We saw that \(f \left(\right. x \left.\right) = \left|\right. x \left|\right.\) failed to be differentiable at \(0\) because the limit of the slopes of the tangent lines on the left and right were not the same. Visually, this resulted in a sharp corner on the graph of the function at \(0 .\) From this we conclude that in order to be differentiable at a point, a function must be “smooth” at that point.
As we saw in the example of \(f \left(\right. x \left.\right) = \sqrt[3]{x} ,\) a function fails to be differentiable at a point where there is a vertical tangent line.
As we saw with \(\begin{aligned} f \left(\right. x \left.\right) = \left{\right. x \text{sin} \left(\right. \frac{1}{x} \left.\right) \text{if} x \neq 0 \\ 0 \text{if} x = 0 \end{aligned}\) a function may fail to be differentiable at a point in more complicated ways as well.

Example 3.14

A Piecewise Function that is Continuous and Differentiable

A toy company wants to design a track for a toy car that starts out along a parabolic curve and then converts to a straight line (Figure 3.17). The function that describes the track is to have the form \(\begin{aligned} f \left(\right. x \left.\right) = \left{\right. \frac{1}{10} x^{2} + b x + c \text{if} x < −10 \\ - \frac{1}{4} x + \frac{5}{2} \text{if} x \geq −10 \end{aligned}\) where \(x\) and \(f \left(\right. x \left.\right)\) are in inches. For the car to move smoothly along the track, the function \(f \left(\right. x \left.\right)\) must be both continuous and differentiable at \(−10 .\) Find values of \(b\) and \(c\) that make \(f \left(\right. x \left.\right)\) both continuous and differentiable.

A cart is drawn on a line that curves through (−10, 5) to (10, 0) with y-intercept roughly (0, 2).

Figure 3.17 For the car to move smoothly along the track, the function must be both continuous and differentiable.

Solution

For the function to be continuous at \(x = −10 , \underset{x \rightarrow −10^{-}}{\text{lim}} f \left(\right. x \left.\right) = f \left(\right. −10 \left.\right) .\) Thus, since

\[\underset{x \rightarrow − 10^{-}}{\text{lim}} f \left(\right. x \left.\right) = \frac{1}{10} \left(\left(\right. −10 \left.\right)\right)^{2} - 10 b + c = 10 - 10 b + c\]

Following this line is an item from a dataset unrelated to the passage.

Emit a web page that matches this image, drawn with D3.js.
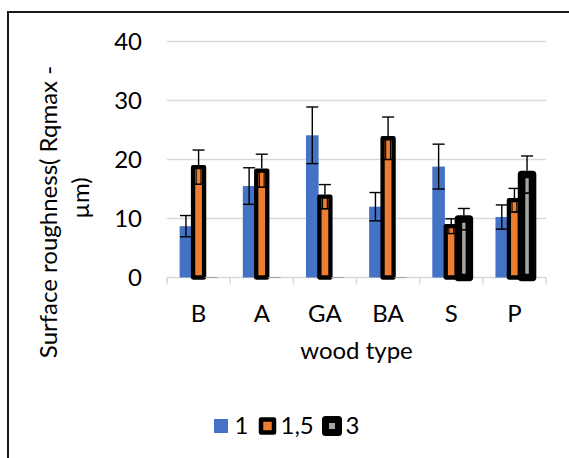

and \(f \left(\right. −10 \left.\right) = 5 ,\) we must have \(10 - 10 b + c = 5 .\) Equivalently, we have \(c = 10 b - 5 .\)

For the function to be differentiable at \(−10 ,\)

\[f^{'} \left(\right. -10 \left.\right) = \underset{x \rightarrow − 10}{\text{lim}} \frac{f \left(\right. x \left.\right) - f \left(\right. −10 \left.\right)}{x + 10}\]

must exist. Since \(f \left(\right. x \left.\right)\) is defined using different rules on the right and the left, we must evaluate this limit from the right and the left and then set them equal to each other:

\[\begin{aligned} \underset{x \rightarrow − 10^{-}}{\text{lim}} \frac{f \left(\right. x \left.\right) - f \left(\right. −10 \left.\right)}{x + 10} & = \underset{x \rightarrow − 10^{-}}{\text{lim}} \frac{\frac{1}{10} x^{2} + b x + c - 5}{x + 10} & & & \\ & = \underset{x \rightarrow − 10^{-}}{\text{lim}} \frac{\frac{1}{10} x^{2} + b x + \left(\right. 10 b - 5 \left.\right) - 5}{x + 10} & & & \text{Substitute} c = 10 b - 5. \\ & = \underset{x \rightarrow − 10^{-}}{\text{lim}} \frac{x^{2} - 100 + 10 b x + 100 b}{10 \left(\right. x + 10 \left.\right)} & & & \text{Multiply numerator and denominator by 10}. \\ & = \underset{x \rightarrow − 10^{-}}{\text{lim}} \frac{\left(\right. x + 10 \left.\right) \left(\right. x - 10 + 10 b \left.\right)}{10 \left(\right. x + 10 \left.\right)} & & & \text{Factor by grouping}. \\ & = b - 2. & & & \end{aligned}\]

We also have

\[\begin{aligned} \underset{x \rightarrow − 10^{+}}{\text{lim}} \frac{f \left(\right. x \left.\right) - f \left(\right. −10 \left.\right)}{x + 10} & = \underset{x \rightarrow − 10^{+}}{\text{lim}} \frac{- \frac{1}{4} x + \frac{5}{2} - 5}{x + 10} \\ & = \underset{x \rightarrow − 10^{+}}{\text{lim}} \frac{− \left(\right. x + 10 \left.\right)}{4 \left(\right. x + 10 \left.\right)} \\ & = - \frac{1}{4} . \end{aligned}\]

This gives us \(b - 2 = - \frac{1}{4} .\) Thus \(b = \frac{7}{4}\) and \(c = 10 \left(\right. \frac{7}{4} \left.\right) - 5 = \frac{25}{2} .\)

Checkpoint 3.8

Find values of \(a\) and \(b\) that make \(\begin{aligned} f \left(\right. x \left.\right) = \left{\right. a x + b \text{if} x < 3 \\ x^{2} \text{if} x \geq 3 \end{aligned}\) both continuous and differentiable at \(3 .\)